In the material below, please retype the lines from the very first through the one with "YAxis, ReferenceArea, Customized", exactly and without pictures.

> [Data shown]:
------------------------------------------------

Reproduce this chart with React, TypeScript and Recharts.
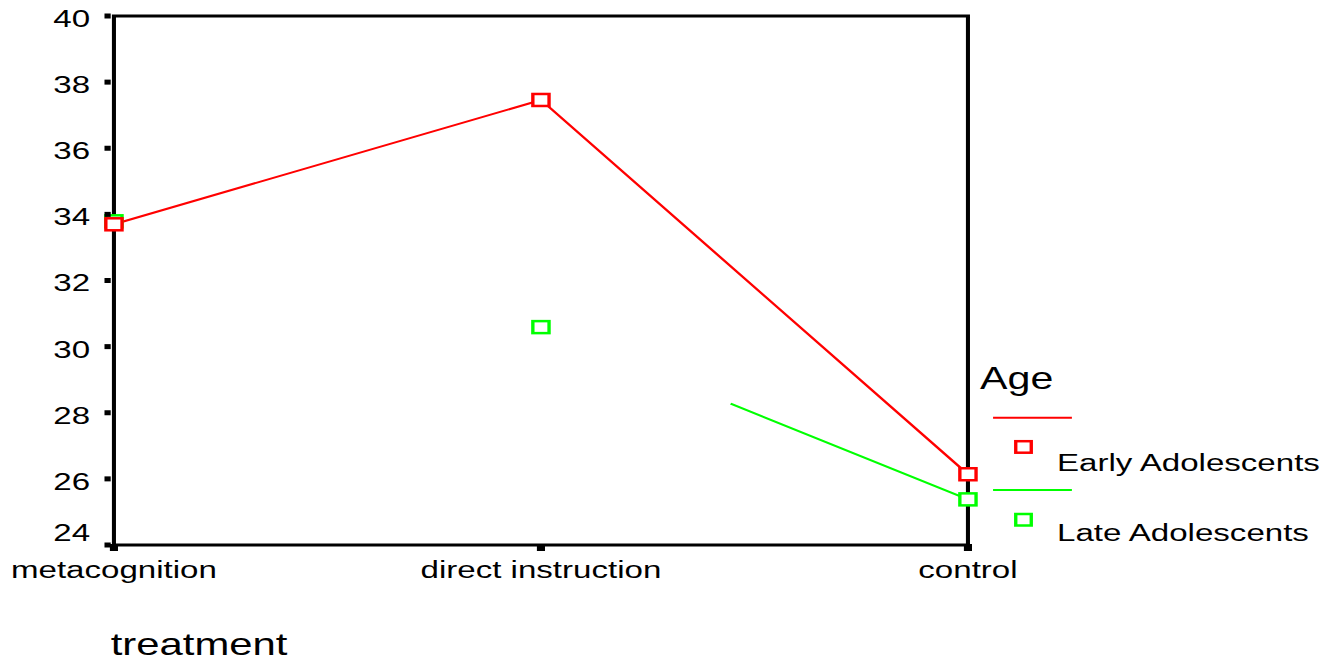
import React from 'react';
import { LineChart, Line, XAxis, YAxis, ReferenceArea, Customized } from 'recharts';

const categories = ['metacognition', 'direct instruction', 'control'];
const earlyAdolescents = [33.7, 37.46, 26.14];
const lateAdolescents = [33.79, 30.59, 25.38];
const yTicks = [24, 26, 28, 30, 32, 34, 36, 38, 40];
const seriesNames = ['Early Adolescents', 'Late Adolescents'];
const legendTitle = 'Age';
const xAxisTitle = 'treatment';

const RED = '#ff0000';
const GREEN = '#00ff00';
const FONT = '"Liberation Sans", Arial, Helvetica, sans-serif';
const STRETCH = 1.35;

const data = categories.map((c, i) => ({
  category: c,
  early: earlyAdolescents[i],
  late: lateAdolescents[i],
  lateLine: i === 0 ? null : lateAdolescents[i],
}));

const squareDot = (color: string) => (props: any) => {
  const { cx, cy, index } = props;
  if (cx == null || cy == null) return <g key={`d-${index}`} />;
  return (
    <rect
      key={`d-${index}`}
      x={cx - 6}
      y={cy - 6}
      width={12}
      height={12}
      fill="#ffffff"
      stroke={color}
      strokeWidth={2.5}
    />
  );
};

const YTick = (props: any) => {
  const { x, y, payload } = props;
  const isMin = payload.value === yTicks[0];
  return (
    <g>
      <rect x={x - 7} y={y - 2.5} width={4.6} height={5} fill="#000" />
      <text
        x={x - 17.7}
        y={isMin ? y - 3.5 : y + 11}
        textAnchor="end"
        fontSize={24.5}
        fontFamily={FONT}
        fill="#000"
      >
        {payload.value}
      </text>
    </g>
  );
};

const XTick = (props: any) => {
  const { x, y, payload } = props;
  return (
    <g>
      <rect x={x - 3} y={y - 1} width={6} height={7} fill="#000" />
      <text x={x} y={y + 33.5} textAnchor="middle" fontSize={24.5} fontFamily={FONT} fill="#000">
        {payload.value}
      </text>
    </g>
  );
};

const LegendBlock = () => (
  <g fontFamily={FONT} fill="#000">
    <text x={82} y={655} fontSize={31}>{xAxisTitle}</text>
    <text x={726} y={389} fontSize={30.5}>{legendTitle}</text>
    <line x1={735.6} x2={794} y1={417.7} y2={417.7} stroke={RED} strokeWidth={2} />
    <rect x={752.4} y={441.2} width={11.5} height={11.5} fill="#fff" stroke={RED} strokeWidth={2.5} />
    <text x={783} y={470.7} fontSize={24.5}>{seriesNames[0]}</text>
    <line x1={735.6} x2={794} y1={490} y2={490} stroke={GREEN} strokeWidth={2} />
    <rect x={752.4} y={514} width={11.5} height={11.5} fill="#fff" stroke={GREEN} strokeWidth={2.5} />
    <text x={783} y={540.7} fontSize={24.5}>{seriesNames[1]}</text>
  </g>
);

export default function App() {
  return (
    <div
      style={{
        position: 'absolute',
        left: 0,
        top: 0,
        width: 990,
        height: 662,
        transform: `scaleX(${STRETCH})`,
        transformOrigin: '0 0',
        background: '#fff',
      }}
    >
      <LineChart width={990} height={662} data={data} margin={{ top: 16, right: 273, bottom: 77, left: 0 }}>
        <XAxis
          dataKey="category"
          height={40}
          axisLine={false}
          tickLine={false}
          tickSize={0}
          tickMargin={0}
          tick={<XTick />}
          interval={0}
        />
        <YAxis
          width={84.4}
          domain={[24, 40]}
          ticks={yTicks}
          axisLine={false}
          tickLine={false}
          tickSize={0}
          tickMargin={0}
          tick={<YTick />}
          interval={0}
        />
        <ReferenceArea
          x1={categories[0]}
          x2={categories[categories.length - 1]}
          y1={24}
          y2={40}
          fill="none"
          stroke="#000"
          strokeWidth={3}
          ifOverflow="visible"
        />
        <Line
          dataKey="lateLine"
          stroke={GREEN}
          strokeWidth={2}
          strokeDasharray="0 160 400"
          dot={false}
          activeDot={false}
          isAnimationActive={false}
          connectNulls={false}
        />
        <Line
          dataKey="late"
          stroke="none"
          dot={squareDot(GREEN)}
          activeDot={false}
          isAnimationActive={false}
        />
        <Line
          dataKey="early"
          stroke={RED}
          strokeWidth={2}
          dot={squareDot(RED)}
          activeDot={false}
          isAnimationActive={false}
        />
        <Customized component={LegendBlock} />
      </LineChart>
    </div>
  );
}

------------------------------------------------

> [Complete response]:
Reproduce this chart with React, TypeScript and Recharts.
import React from 'react';
import { LineChart, Line, XAxis, YAxis, ReferenceArea, Customized } from 'recharts';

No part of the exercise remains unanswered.